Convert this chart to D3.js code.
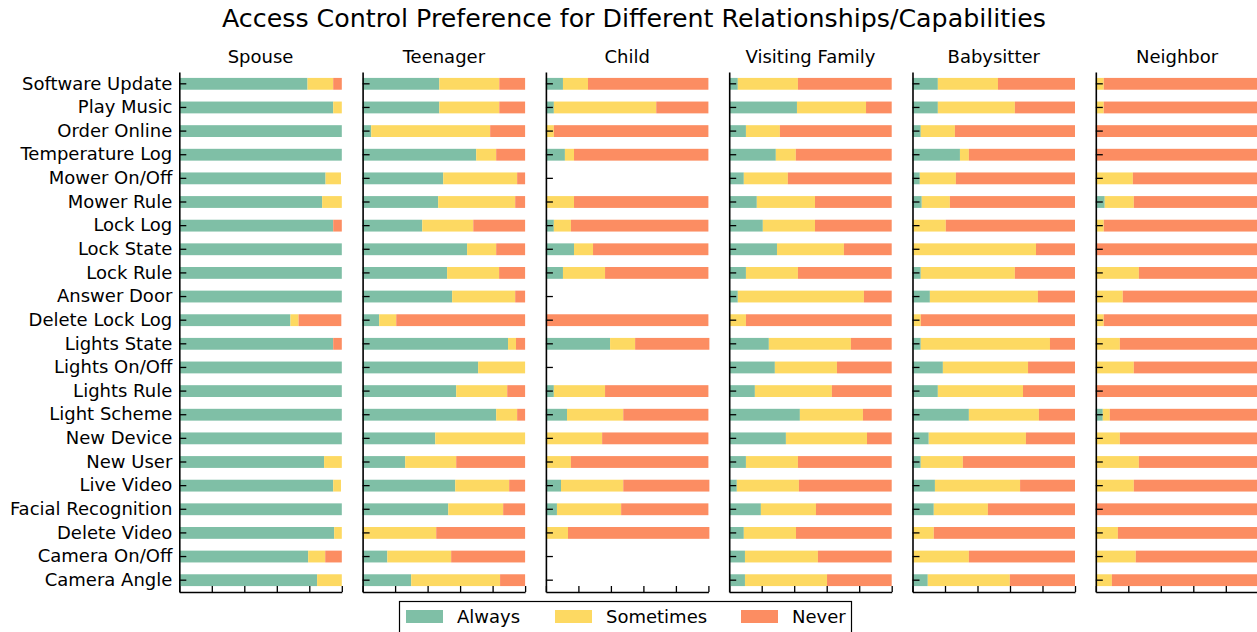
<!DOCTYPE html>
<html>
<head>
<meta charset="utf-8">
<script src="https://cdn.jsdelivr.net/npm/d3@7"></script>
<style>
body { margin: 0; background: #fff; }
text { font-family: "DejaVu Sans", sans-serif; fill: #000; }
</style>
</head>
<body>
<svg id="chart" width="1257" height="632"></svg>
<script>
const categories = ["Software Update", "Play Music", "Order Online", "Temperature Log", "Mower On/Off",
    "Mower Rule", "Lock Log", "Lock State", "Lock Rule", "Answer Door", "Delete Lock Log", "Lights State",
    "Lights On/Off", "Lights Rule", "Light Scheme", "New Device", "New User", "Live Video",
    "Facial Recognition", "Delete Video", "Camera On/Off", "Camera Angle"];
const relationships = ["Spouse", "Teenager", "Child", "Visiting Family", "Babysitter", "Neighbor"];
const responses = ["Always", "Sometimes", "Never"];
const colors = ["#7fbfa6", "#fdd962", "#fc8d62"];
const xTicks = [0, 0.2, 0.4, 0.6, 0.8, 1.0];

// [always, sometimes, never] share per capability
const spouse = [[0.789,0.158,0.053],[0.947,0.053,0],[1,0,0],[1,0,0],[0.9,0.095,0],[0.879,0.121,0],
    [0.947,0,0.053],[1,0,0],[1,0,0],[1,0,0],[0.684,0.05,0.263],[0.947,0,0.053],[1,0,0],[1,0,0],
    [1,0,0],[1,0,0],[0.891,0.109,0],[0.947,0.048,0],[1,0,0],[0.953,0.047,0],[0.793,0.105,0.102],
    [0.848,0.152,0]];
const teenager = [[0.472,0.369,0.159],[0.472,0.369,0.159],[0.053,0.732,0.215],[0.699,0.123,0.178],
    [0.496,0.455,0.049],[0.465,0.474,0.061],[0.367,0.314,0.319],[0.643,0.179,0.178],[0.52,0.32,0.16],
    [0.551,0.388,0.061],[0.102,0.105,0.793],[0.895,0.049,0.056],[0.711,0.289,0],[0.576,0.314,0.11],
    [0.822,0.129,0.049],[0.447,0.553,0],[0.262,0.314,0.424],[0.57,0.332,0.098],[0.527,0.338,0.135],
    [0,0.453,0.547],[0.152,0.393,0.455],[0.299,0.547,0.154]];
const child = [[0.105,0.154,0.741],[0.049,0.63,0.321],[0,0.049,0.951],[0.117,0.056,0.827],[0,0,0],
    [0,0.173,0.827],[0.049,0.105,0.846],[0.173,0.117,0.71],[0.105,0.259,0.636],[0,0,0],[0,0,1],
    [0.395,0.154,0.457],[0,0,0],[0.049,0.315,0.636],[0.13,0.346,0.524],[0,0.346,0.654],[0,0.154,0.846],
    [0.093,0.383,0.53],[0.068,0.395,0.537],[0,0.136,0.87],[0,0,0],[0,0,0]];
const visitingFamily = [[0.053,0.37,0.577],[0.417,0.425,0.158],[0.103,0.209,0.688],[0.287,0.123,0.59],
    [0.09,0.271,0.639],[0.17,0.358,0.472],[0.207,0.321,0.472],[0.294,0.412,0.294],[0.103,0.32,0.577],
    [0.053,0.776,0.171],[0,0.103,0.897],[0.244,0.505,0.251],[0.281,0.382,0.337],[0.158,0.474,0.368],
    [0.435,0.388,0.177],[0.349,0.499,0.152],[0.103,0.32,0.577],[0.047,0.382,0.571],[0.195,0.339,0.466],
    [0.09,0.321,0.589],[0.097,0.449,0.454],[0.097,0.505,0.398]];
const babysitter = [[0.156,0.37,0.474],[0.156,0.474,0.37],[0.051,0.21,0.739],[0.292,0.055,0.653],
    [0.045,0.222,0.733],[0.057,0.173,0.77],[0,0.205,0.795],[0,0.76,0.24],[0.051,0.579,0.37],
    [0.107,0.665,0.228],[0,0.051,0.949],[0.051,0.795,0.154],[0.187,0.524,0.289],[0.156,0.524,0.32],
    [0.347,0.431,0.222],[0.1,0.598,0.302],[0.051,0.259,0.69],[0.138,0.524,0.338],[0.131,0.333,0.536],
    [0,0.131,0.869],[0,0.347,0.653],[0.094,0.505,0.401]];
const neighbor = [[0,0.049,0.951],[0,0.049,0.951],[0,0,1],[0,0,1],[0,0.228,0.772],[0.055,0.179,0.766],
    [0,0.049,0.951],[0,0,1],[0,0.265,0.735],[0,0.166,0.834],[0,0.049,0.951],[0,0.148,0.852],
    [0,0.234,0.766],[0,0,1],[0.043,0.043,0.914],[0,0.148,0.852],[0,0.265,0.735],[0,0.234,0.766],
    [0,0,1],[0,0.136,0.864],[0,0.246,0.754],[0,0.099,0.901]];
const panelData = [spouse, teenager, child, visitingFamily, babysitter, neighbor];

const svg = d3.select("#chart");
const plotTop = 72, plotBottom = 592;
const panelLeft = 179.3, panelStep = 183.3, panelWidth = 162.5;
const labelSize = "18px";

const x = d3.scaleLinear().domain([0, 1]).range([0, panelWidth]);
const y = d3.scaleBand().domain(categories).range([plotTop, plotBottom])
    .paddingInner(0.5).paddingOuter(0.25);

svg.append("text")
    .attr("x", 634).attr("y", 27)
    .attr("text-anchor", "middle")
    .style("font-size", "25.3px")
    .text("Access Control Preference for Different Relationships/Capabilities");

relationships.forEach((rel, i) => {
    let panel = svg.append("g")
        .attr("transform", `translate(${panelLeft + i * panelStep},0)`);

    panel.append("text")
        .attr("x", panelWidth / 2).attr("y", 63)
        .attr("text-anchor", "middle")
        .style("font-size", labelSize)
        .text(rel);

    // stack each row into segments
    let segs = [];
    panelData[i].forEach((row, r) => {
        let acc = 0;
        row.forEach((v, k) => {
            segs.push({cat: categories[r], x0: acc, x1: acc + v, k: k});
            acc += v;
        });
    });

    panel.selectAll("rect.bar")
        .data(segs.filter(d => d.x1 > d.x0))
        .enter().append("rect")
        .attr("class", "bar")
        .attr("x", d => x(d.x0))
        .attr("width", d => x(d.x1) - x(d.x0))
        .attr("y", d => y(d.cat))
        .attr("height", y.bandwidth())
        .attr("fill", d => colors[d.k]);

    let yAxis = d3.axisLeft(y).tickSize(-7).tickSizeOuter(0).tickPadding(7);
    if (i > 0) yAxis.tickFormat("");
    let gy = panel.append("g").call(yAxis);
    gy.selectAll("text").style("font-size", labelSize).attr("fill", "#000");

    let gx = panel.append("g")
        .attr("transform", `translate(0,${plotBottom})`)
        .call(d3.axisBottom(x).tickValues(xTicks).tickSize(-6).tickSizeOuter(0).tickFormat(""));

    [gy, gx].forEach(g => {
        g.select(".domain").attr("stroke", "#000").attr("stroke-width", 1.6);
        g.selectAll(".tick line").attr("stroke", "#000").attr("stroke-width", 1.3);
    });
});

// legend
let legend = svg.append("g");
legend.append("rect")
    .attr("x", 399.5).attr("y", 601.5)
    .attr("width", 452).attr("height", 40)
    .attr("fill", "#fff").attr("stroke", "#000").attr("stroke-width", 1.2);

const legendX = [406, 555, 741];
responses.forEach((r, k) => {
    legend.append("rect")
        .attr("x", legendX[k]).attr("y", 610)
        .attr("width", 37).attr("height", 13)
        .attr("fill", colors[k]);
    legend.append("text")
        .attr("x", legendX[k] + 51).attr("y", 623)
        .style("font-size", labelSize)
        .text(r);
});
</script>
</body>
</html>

*-*-*

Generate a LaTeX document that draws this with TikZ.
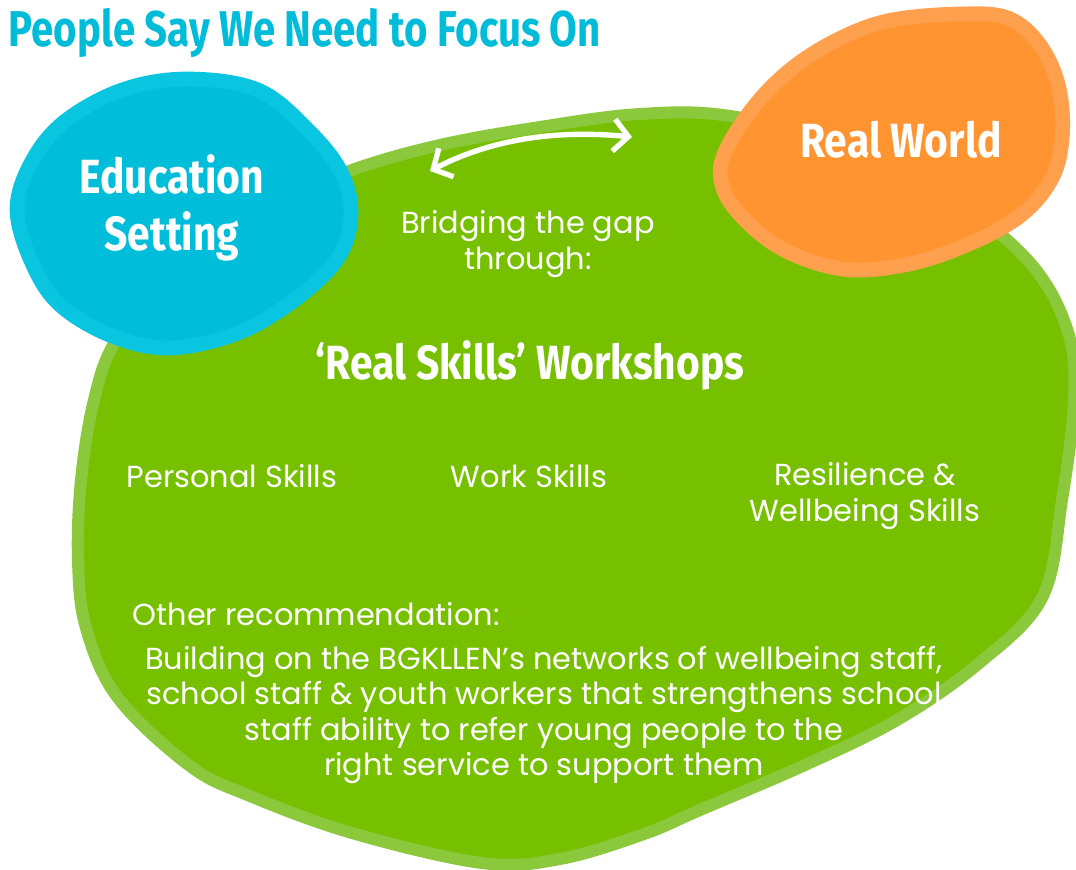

*-*-*

▶ _Exercise directions_
Every line from the one containing "Convert this chart to D3.js code." to the one containing "const xTicks = [0, 0.2, 0.4, 0.6, 0.8, 1.0];" should be output exactly, both ends included. Nothing else goes in, and no pictures either.

▶ _Response to the task_
Convert this chart to D3.js code.
<!DOCTYPE html>
<html>
<head>
<meta charset="utf-8">
<script src="https://cdn.jsdelivr.net/npm/d3@7"></script>
<style>
body { margin: 0; background: #fff; }
text { font-family: "DejaVu Sans", sans-serif; fill: #000; }
</style>
</head>
<body>
<svg id="chart" width="1257" height="632"></svg>
<script>
const categories = ["Software Update", "Play Music", "Order Online", "Temperature Log", "Mower On/Off",
    "Mower Rule", "Lock Log", "Lock State", "Lock Rule", "Answer Door", "Delete Lock Log", "Lights State",
    "Lights On/Off", "Lights Rule", "Light Scheme", "New Device", "New User", "Live Video",
    "Facial Recognition", "Delete Video", "Camera On/Off", "Camera Angle"];
const relationships = ["Spouse", "Teenager", "Child", "Visiting Family", "Babysitter", "Neighbor"];
const responses = ["Always", "Sometimes", "Never"];
const colors = ["#7fbfa6", "#fdd962", "#fc8d62"];
const xTicks = [0, 0.2, 0.4, 0.6, 0.8, 1.0];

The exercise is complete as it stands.